# Given request
Nothing outside the range is to be copied. From the entries below, reproduce exactly the lines starting at the one with "Output the Python" and ending at the one with "import plotly.graph_objects as go", without pictures.

[Saved data entries]

####################

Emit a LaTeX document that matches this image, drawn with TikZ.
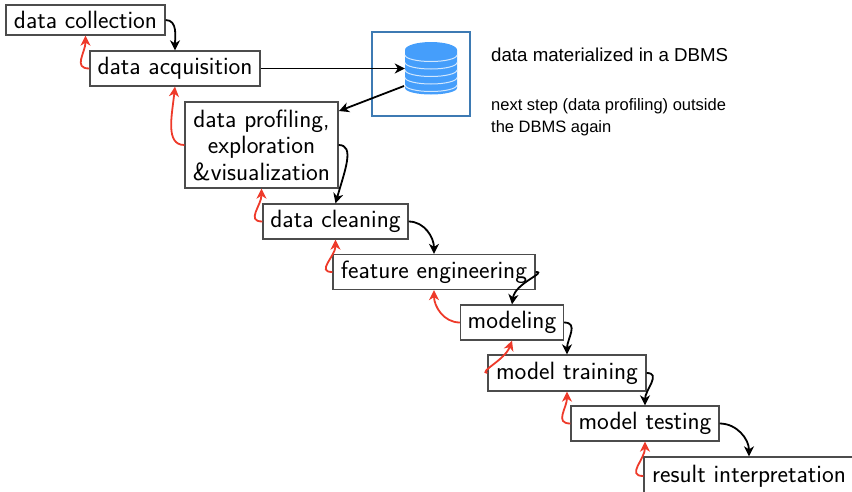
\documentclass[tikz,border=0pt]{standalone}
\usepackage{fontspec}
\setsansfont{Latin Modern Sans}
\newfontfamily\notefont{Liberation Sans}
\usepackage{tikz}
\usetikzlibrary{arrows.meta,positioning}
\definecolor{dbblue}{HTML}{459EFB}
\definecolor{dbframe}{HTML}{3D7AB3}
\definecolor{backred}{HTML}{EE3A2A}
\tikzset{
	stage/.style={draw=black!70, line width=1.3pt, fill=white, align=center, inner sep=0pt, font=\sffamily\fontsize{25}{26.5}\selectfont},
	forward/.style={-{Stealth[length=10pt,width=10pt,inset=3pt]}, line width=1.8pt, black},
	backward/.style={-{Stealth[length=10pt,width=10pt,inset=3pt]}, line width=1.8pt, backred},
	note/.style={anchor=west, inner sep=0pt, font=\notefont\fontsize{16.5}{20}\selectfont}
}
\begin{document}
\begin{tikzpicture}[x=1pt,y=-1pt]
\useasboundingbox (0,0) rectangle (852,491);
\clip (0,0) rectangle (852,491);
\draw[dbframe, line width=1.8pt] (372,32) rectangle (470,116);
\node[stage, minimum width=159pt, minimum height=30pt] (collection) at (85.5,20) {data collection};
\node[stage, minimum width=170pt, minimum height=35pt] (acquisition) at (175,68.5) {data acquisition};
\node[stage, minimum width=153pt, minimum height=86pt] (profiling) at (261.5,145) {data profiling,\\ exploration\\ \&visualization};
\node[stage, minimum width=145pt, minimum height=35pt] (cleaning) at (335.5,221.5) {data cleaning};
\node[stage, minimum width=202pt, minimum height=35pt] (feature) at (434,272) {feature engineering};
\node[stage, minimum width=103pt, minimum height=35pt] (modeling) at (512,322.5) {modeling};
\node[stage, minimum width=158pt, minimum height=36pt] (training) at (567,373) {model training};
\node[stage, minimum width=148pt, minimum height=35pt] (testing) at (645,423.5) {model testing};
\node[stage, minimum width=210pt, minimum height=38pt] (result) at (749,476) {result interpretation};
% database
\node[minimum width=52pt, minimum height=52pt, inner sep=0pt] (db) at (431,68.5) {};
\begin{scope}[shift={(431,0)}]
	\fill[dbblue] (-26,50) -- (-26,88) arc[start angle=180, end angle=0, x radius=26, y radius=6.5] -- (26,50) -- cycle;
	\foreach \y in {55,62.5,70,77.5,85} {
		\draw[white!75!dbblue, line width=1pt] (-26,\y) arc[start angle=180, end angle=0, x radius=26, y radius=6.5];
	}
	\fill[dbblue] (0,50) ellipse[x radius=26, y radius=8];
\end{scope}
\coordinate (dbout) at (404,86);
\coordinate (profin) at (339,111);
\draw[forward] (acquisition.east) -- (db.west);
\draw[forward] (dbout) -- (profin);
% forward steps
\draw[forward] (collection.east) to[out=0, in=90, looseness=1] (acquisition.north);
\draw[forward] (profiling.east) .. controls (355,145) and (345,170) .. (cleaning.north);
\draw[forward] (cleaning.east) to[out=0, in=90] (feature.north);
\draw[forward] (feature.east) .. controls (548,272) and (515,283) .. (modeling.north);
\draw[forward] (modeling.east) to[out=0, in=90, looseness=1.2] (training.north);
\draw[forward] (training.east) to[out=0, in=90, looseness=1.2] (testing.north);
\draw[forward] (testing.east) to[out=0, in=90] (result.north);
% backward steps
\draw[backward] (acquisition.west) to[out=180, in=-90, looseness=1.3] (collection.south);
\draw[backward] (profiling.west) .. controls (165,145) and (172,115) .. (acquisition.south);
\draw[backward] (cleaning.west) to[out=180, in=-90, looseness=1.3] (profiling.south);
\draw[backward] (feature.west) to[out=180, in=-90, looseness=1.3] (cleaning.south);
\draw[backward] (modeling.west) to[out=180, in=-90] (feature.south);
\draw[backward] (training.west) .. controls (478,372) and (505,360) .. (modeling.south);
\draw[backward] (testing.west) to[out=180, in=-90, looseness=1.3] (training.south);
\draw[backward] (result.west) to[out=180, in=-90, looseness=1.3] (testing.south);
% notes
\node[note, font=\notefont\fontsize{18.7}{20}\selectfont] (materialized) at (491,55) {data materialized in a DBMS};
\node[note] (nextstep) at (491,106) {next step (data profiling) outside};
\node[note] (again) at (491,128) {the DBMS again};
\end{tikzpicture}
\end{document}
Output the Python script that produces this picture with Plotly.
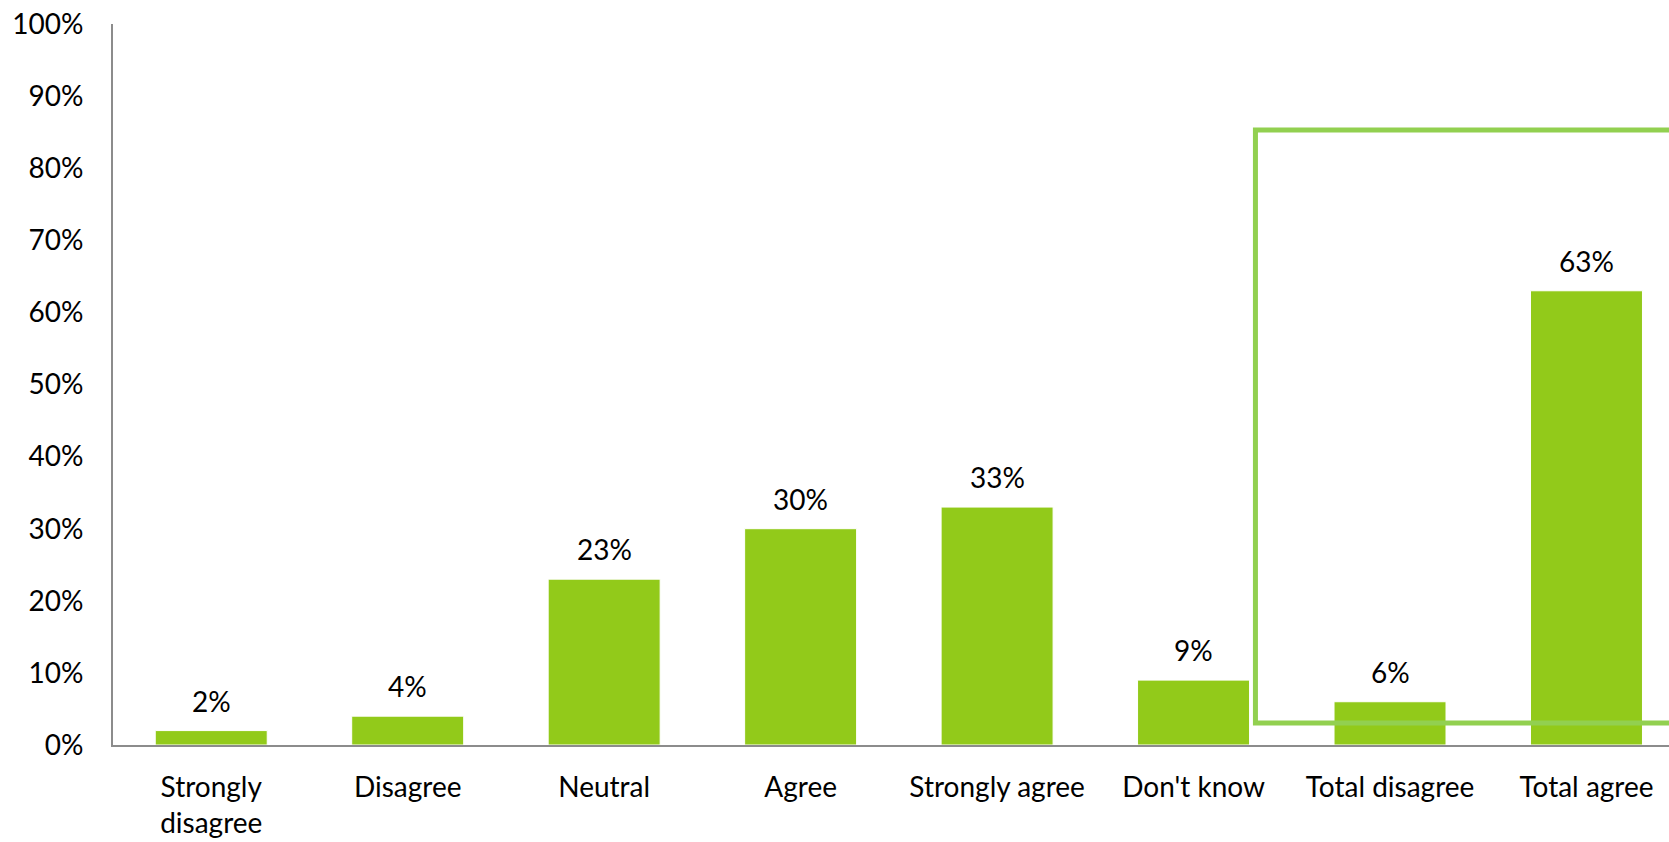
import plotly.graph_objects as go

# Survey response shares (percent)
categories = ["Strongly<br>disagree", "Disagree", "Neutral", "Agree",
              "Strongly agree", "Don't know", "Total disagree", "Total agree"]
values = [2, 4, 23, 30, 33, 9, 6, 63]
y_ticks = [0, 10, 20, 30, 40, 50, 60, 70, 80, 90, 100]
y_tick_labels = [f"{v}%" for v in y_ticks]

BAR_GREEN = "#92CA1A"
FRAME_GREEN = "#92D050"
AXIS_GRAY = "#8C8C8C"
FONT = "Lato"

x_idx = list(range(len(categories)))

fig = go.Figure()
fig.add_trace(go.Bar(
    x=x_idx,
    y=values,
    width=0.57,
    marker=dict(color=BAR_GREEN, line=dict(color="white", width=1)),
    hoverinfo="skip",
))

# value labels above each bar
for xi, v in zip(x_idx, values):
    fig.add_annotation(
        x=xi, y=v, text=f"{v}%", showarrow=False,
        yanchor="middle", yshift=30,
        font=dict(family=FONT, size=28, color="#000000"),
    )

# highlight frame around the summary columns
fig.add_shape(
    type="rect", xref="x", yref="y",
    x0=5.315, x1=8.2, y0=3.05, y1=85.3,
    line=dict(color=FRAME_GREEN, width=5),
    fillcolor="rgba(0,0,0,0)", layer="above",
)

fig.update_layout(
    width=1669, height=842,
    margin=dict(l=113, r=0, t=24, b=97),
    plot_bgcolor="white", paper_bgcolor="white",
    showlegend=False,
    font=dict(family=FONT, size=28, color="#000000"),
    bargap=0.43,
)
fig.update_xaxes(
    range=[-0.5, 7.42],
    tickmode="array", tickvals=x_idx, ticktext=categories,
    showline=True, linecolor=AXIS_GRAY, linewidth=2,
    showgrid=False, zeroline=False, ticks="",
    ticklabelstandoff=16,
    tickfont=dict(family=FONT, size=28, color="#000000"),
)
fig.update_yaxes(
    range=[0, 100],
    tickmode="array", tickvals=y_ticks, ticktext=y_tick_labels,
    showline=True, linecolor=AXIS_GRAY, linewidth=2,
    showgrid=False, zeroline=False, ticks="",
    ticklabelstandoff=22,
    tickfont=dict(family=FONT, size=28, color="#000000"),
)

fig.write_html("out.html")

####################

# Final answer
Output the Python script that produces this picture with Plotly.
import plotly.graph_objects as go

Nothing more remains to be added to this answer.